**What is asked**: Please transcribe the data below exactly. Leave the pictures out.
---+---
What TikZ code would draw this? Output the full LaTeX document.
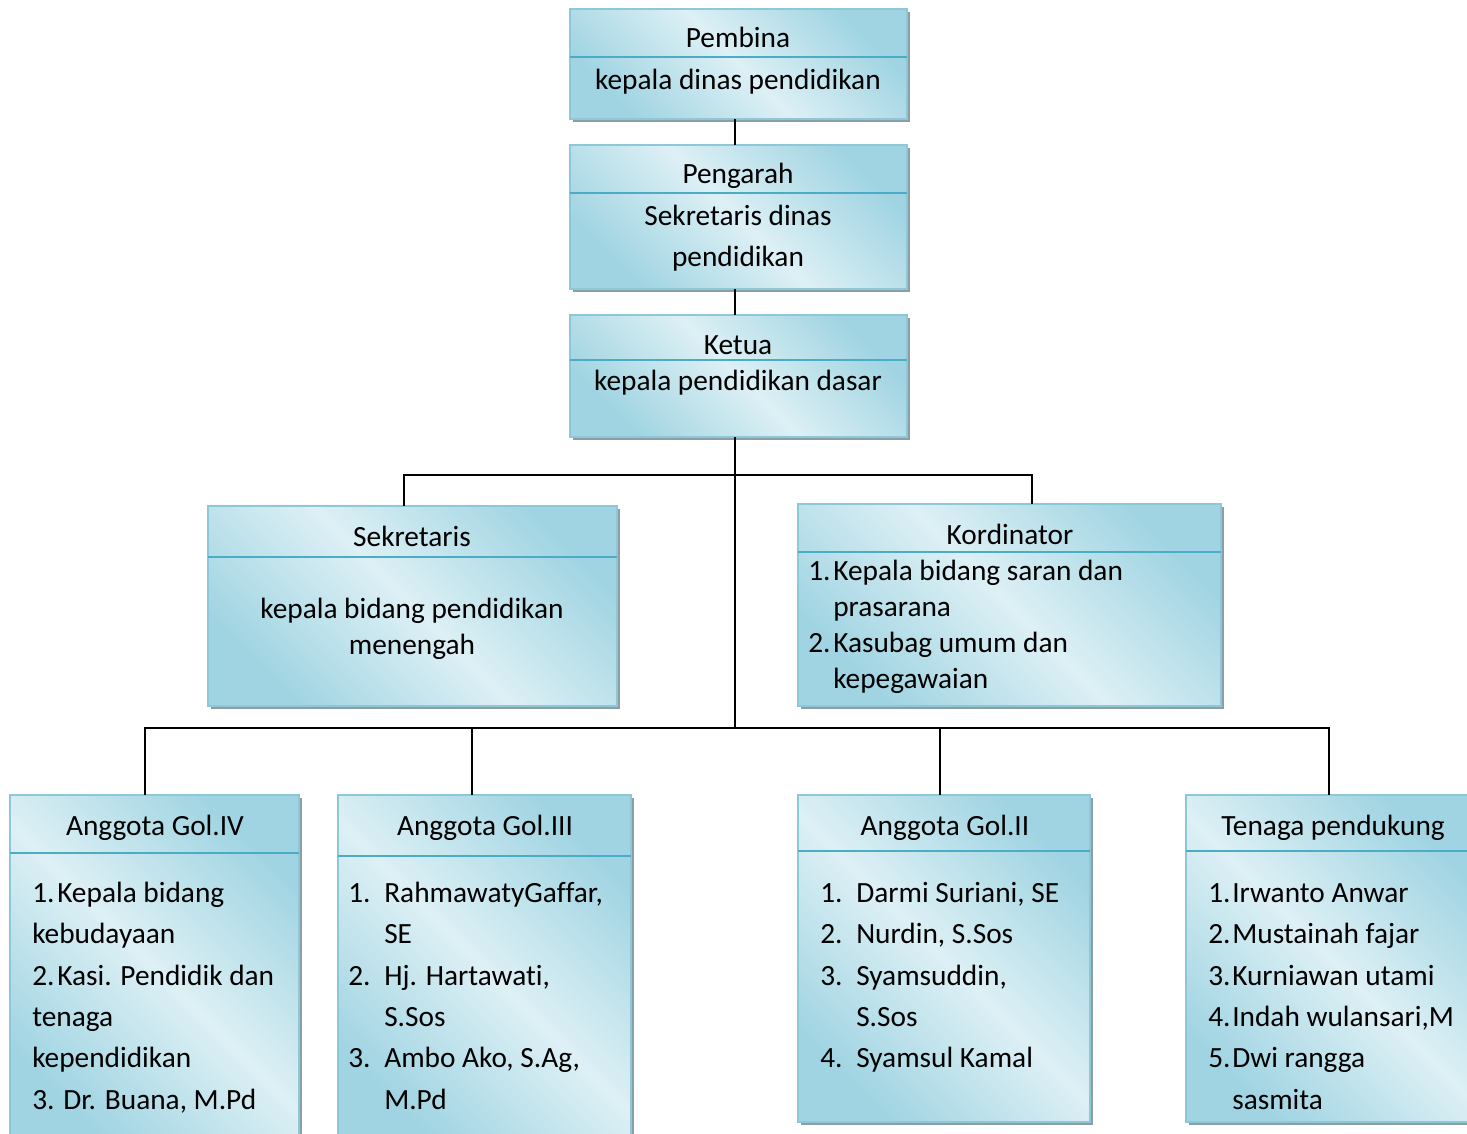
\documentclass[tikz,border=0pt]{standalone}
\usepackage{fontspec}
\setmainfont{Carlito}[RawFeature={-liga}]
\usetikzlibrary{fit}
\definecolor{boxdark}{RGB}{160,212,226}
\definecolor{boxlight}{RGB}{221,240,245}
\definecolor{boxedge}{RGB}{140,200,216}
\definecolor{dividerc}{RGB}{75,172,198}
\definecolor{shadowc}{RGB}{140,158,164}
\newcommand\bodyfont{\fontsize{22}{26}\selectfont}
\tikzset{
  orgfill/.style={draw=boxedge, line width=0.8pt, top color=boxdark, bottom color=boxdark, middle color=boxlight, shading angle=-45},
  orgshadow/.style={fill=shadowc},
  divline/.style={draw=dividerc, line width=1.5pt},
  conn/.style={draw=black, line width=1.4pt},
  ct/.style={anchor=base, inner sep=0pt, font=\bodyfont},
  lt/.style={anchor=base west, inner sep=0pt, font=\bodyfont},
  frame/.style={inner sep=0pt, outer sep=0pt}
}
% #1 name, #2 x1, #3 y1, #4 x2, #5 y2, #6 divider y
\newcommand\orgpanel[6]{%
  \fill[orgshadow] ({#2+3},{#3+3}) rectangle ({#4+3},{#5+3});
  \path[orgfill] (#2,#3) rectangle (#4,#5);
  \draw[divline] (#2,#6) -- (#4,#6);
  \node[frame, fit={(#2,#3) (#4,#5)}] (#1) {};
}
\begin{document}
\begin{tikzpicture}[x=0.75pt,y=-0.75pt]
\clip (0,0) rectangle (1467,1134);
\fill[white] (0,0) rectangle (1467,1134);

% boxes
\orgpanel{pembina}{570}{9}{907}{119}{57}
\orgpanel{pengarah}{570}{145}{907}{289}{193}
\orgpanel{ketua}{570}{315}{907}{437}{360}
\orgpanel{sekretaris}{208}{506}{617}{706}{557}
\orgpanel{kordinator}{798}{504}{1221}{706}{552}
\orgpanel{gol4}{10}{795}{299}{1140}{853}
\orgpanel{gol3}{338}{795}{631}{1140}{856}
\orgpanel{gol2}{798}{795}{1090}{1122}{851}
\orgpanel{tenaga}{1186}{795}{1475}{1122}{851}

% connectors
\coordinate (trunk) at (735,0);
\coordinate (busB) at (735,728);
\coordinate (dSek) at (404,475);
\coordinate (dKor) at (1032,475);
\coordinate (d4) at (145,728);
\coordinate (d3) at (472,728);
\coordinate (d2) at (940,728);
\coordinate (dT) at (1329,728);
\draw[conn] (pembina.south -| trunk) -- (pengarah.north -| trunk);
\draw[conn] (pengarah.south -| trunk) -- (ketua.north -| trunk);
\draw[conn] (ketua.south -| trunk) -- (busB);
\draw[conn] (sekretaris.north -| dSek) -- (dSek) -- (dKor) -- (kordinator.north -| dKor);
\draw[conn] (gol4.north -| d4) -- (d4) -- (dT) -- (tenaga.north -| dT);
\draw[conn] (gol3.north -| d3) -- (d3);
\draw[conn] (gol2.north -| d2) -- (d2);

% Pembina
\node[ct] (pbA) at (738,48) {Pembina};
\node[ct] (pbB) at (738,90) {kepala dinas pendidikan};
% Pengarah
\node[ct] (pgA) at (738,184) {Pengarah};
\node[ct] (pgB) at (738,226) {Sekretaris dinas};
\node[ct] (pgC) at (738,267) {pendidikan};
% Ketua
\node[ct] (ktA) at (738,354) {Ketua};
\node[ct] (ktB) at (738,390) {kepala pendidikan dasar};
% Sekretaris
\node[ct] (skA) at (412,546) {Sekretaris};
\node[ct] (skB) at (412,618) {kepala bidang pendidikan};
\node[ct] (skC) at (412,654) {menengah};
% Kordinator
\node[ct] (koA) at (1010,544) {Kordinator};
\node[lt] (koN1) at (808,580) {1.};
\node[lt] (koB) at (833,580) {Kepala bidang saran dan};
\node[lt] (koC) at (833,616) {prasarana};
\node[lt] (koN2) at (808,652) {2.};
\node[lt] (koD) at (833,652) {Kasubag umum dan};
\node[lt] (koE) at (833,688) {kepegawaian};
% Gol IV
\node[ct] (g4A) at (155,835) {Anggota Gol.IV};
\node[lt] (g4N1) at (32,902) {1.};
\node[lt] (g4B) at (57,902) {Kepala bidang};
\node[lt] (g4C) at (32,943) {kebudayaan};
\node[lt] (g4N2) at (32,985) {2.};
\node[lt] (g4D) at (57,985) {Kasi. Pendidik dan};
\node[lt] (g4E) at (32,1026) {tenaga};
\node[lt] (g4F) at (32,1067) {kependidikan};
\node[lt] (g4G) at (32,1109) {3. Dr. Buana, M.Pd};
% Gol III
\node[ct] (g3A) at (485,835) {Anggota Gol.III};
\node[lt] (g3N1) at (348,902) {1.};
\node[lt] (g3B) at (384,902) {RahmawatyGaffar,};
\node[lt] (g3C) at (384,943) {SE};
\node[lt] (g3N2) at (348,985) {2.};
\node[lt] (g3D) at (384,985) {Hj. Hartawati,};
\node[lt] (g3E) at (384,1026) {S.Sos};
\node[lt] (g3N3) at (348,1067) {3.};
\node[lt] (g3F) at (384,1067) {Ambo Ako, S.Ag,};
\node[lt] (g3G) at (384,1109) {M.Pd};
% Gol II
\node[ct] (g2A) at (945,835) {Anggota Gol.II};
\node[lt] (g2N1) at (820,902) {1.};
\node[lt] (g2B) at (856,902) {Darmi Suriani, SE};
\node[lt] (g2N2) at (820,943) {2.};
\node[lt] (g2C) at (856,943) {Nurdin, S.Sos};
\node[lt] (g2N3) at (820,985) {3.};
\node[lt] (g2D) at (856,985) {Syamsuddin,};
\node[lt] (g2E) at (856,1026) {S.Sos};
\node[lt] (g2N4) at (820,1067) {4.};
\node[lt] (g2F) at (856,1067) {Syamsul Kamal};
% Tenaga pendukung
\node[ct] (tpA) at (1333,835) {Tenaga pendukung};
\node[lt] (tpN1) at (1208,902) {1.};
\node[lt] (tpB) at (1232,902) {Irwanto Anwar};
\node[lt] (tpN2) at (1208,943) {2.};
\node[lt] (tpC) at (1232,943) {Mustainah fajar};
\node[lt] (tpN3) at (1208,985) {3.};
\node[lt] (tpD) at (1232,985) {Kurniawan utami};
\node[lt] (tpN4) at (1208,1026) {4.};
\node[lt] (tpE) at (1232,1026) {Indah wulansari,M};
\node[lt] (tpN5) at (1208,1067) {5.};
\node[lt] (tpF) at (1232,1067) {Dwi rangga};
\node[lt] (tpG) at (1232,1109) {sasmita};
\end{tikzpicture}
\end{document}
---+---
**Exercise result**:
What TikZ code would draw this? Output the full LaTeX document.
\documentclass[tikz,border=0pt]{standalone}
\usepackage{fontspec}
\setmainfont{Carlito}[RawFeature={-liga}]
\usetikzlibrary{fit}
\definecolor{boxdark}{RGB}{160,212,226}
\definecolor{boxlight}{RGB}{221,240,245}
\definecolor{boxedge}{RGB}{140,200,216}
\definecolor{dividerc}{RGB}{75,172,198}
\definecolor{shadowc}{RGB}{140,158,164}
\newcommand\bodyfont{\fontsize{22}{26}\selectfont}
\tikzset{
  orgfill/.style={draw=boxedge, line width=0.8pt, top color=boxdark, bottom color=boxdark, middle color=boxlight, shading angle=-45},
  orgshadow/.style={fill=shadowc},
  divline/.style={draw=dividerc, line width=1.5pt},
  conn/.style={draw=black, line width=1.4pt},
  ct/.style={anchor=base, inner sep=0pt, font=\bodyfont},
  lt/.style={anchor=base west, inner sep=0pt, font=\bodyfont},
  frame/.style={inner sep=0pt, outer sep=0pt}
}
% #1 name, #2 x1, #3 y1, #4 x2, #5 y2, #6 divider y
\newcommand\orgpanel[6]{%
  \fill[orgshadow] ({#2+3},{#3+3}) rectangle ({#4+3},{#5+3});
  \path[orgfill] (#2,#3) rectangle (#4,#5);
  \draw[divline] (#2,#6) -- (#4,#6);
  \node[frame, fit={(#2,#3) (#4,#5)}] (#1) {};
}
\begin{document}
\begin{tikzpicture}[x=0.75pt,y=-0.75pt]
\clip (0,0) rectangle (1467,1134);
\fill[white] (0,0) rectangle (1467,1134);

% boxes
\orgpanel{pembina}{570}{9}{907}{119}{57}
\orgpanel{pengarah}{570}{145}{907}{289}{193}
\orgpanel{ketua}{570}{315}{907}{437}{360}
\orgpanel{sekretaris}{208}{506}{617}{706}{557}
\orgpanel{kordinator}{798}{504}{1221}{706}{552}
\orgpanel{gol4}{10}{795}{299}{1140}{853}
\orgpanel{gol3}{338}{795}{631}{1140}{856}
\orgpanel{gol2}{798}{795}{1090}{1122}{851}
\orgpanel{tenaga}{1186}{795}{1475}{1122}{851}

% connectors
\coordinate (trunk) at (735,0);
\coordinate (busB) at (735,728);
\coordinate (dSek) at (404,475);
\coordinate (dKor) at (1032,475);
\coordinate (d4) at (145,728);
\coordinate (d3) at (472,728);
\coordinate (d2) at (940,728);
\coordinate (dT) at (1329,728);
\draw[conn] (pembina.south -| trunk) -- (pengarah.north -| trunk);
\draw[conn] (pengarah.south -| trunk) -- (ketua.north -| trunk);
\draw[conn] (ketua.south -| trunk) -- (busB);
\draw[conn] (sekretaris.north -| dSek) -- (dSek) -- (dKor) -- (kordinator.north -| dKor);
\draw[conn] (gol4.north -| d4) -- (d4) -- (dT) -- (tenaga.north -| dT);
\draw[conn] (gol3.north -| d3) -- (d3);
\draw[conn] (gol2.north -| d2) -- (d2);

% Pembina
\node[ct] (pbA) at (738,48) {Pembina};
\node[ct] (pbB) at (738,90) {kepala dinas pendidikan};
% Pengarah
\node[ct] (pgA) at (738,184) {Pengarah};
\node[ct] (pgB) at (738,226) {Sekretaris dinas};
\node[ct] (pgC) at (738,267) {pendidikan};
% Ketua
\node[ct] (ktA) at (738,354) {Ketua};
\node[ct] (ktB) at (738,390) {kepala pendidikan dasar};
% Sekretaris
\node[ct] (skA) at (412,546) {Sekretaris};
\node[ct] (skB) at (412,618) {kepala bidang pendidikan};
\node[ct] (skC) at (412,654) {menengah};
% Kordinator
\node[ct] (koA) at (1010,544) {Kordinator};
\node[lt] (koN1) at (808,580) {1.};
\node[lt] (koB) at (833,580) {Kepala bidang saran dan};
\node[lt] (koC) at (833,616) {prasarana};
\node[lt] (koN2) at (808,652) {2.};
\node[lt] (koD) at (833,652) {Kasubag umum dan};
\node[lt] (koE) at (833,688) {kepegawaian};
% Gol IV
\node[ct] (g4A) at (155,835) {Anggota Gol.IV};
\node[lt] (g4N1) at (32,902) {1.};
\node[lt] (g4B) at (57,902) {Kepala bidang};
\node[lt] (g4C) at (32,943) {kebudayaan};
\node[lt] (g4N2) at (32,985) {2.};
\node[lt] (g4D) at (57,985) {Kasi. Pendidik dan};
\node[lt] (g4E) at (32,1026) {tenaga};
\node[lt] (g4F) at (32,1067) {kependidikan};
\node[lt] (g4G) at (32,1109) {3. Dr. Buana, M.Pd};
% Gol III
\node[ct] (g3A) at (485,835) {Anggota Gol.III};
\node[lt] (g3N1) at (348,902) {1.};
\node[lt] (g3B) at (384,902) {RahmawatyGaffar,};
\node[lt] (g3C) at (384,943) {SE};
\node[lt] (g3N2) at (348,985) {2.};
\node[lt] (g3D) at (384,985) {Hj. Hartawati,};
\node[lt] (g3E) at (384,1026) {S.Sos};
\node[lt] (g3N3) at (348,1067) {3.};
\node[lt] (g3F) at (384,1067) {Ambo Ako, S.Ag,};
\node[lt] (g3G) at (384,1109) {M.Pd};
% Gol II
\node[ct] (g2A) at (945,835) {Anggota Gol.II};
\node[lt] (g2N1) at (820,902) {1.};
\node[lt] (g2B) at (856,902) {Darmi Suriani, SE};
\node[lt] (g2N2) at (820,943) {2.};
\node[lt] (g2C) at (856,943) {Nurdin, S.Sos};
\node[lt] (g2N3) at (820,985) {3.};
\node[lt] (g2D) at (856,985) {Syamsuddin,};
\node[lt] (g2E) at (856,1026) {S.Sos};
\node[lt] (g2N4) at (820,1067) {4.};
\node[lt] (g2F) at (856,1067) {Syamsul Kamal};
% Tenaga pendukung
\node[ct] (tpA) at (1333,835) {Tenaga pendukung};
\node[lt] (tpN1) at (1208,902) {1.};
\node[lt] (tpB) at (1232,902) {Irwanto Anwar};
\node[lt] (tpN2) at (1208,943) {2.};
\node[lt] (tpC) at (1232,943) {Mustainah fajar};
\node[lt] (tpN3) at (1208,985) {3.};
\node[lt] (tpD) at (1232,985) {Kurniawan utami};
\node[lt] (tpN4) at (1208,1026) {4.};
\node[lt] (tpE) at (1232,1026) {Indah wulansari,M};
\node[lt] (tpN5) at (1208,1067) {5.};
\node[lt] (tpF) at (1232,1067) {Dwi rangga};
\node[lt] (tpG) at (1232,1109) {sasmita};
\end{tikzpicture}
\end{document}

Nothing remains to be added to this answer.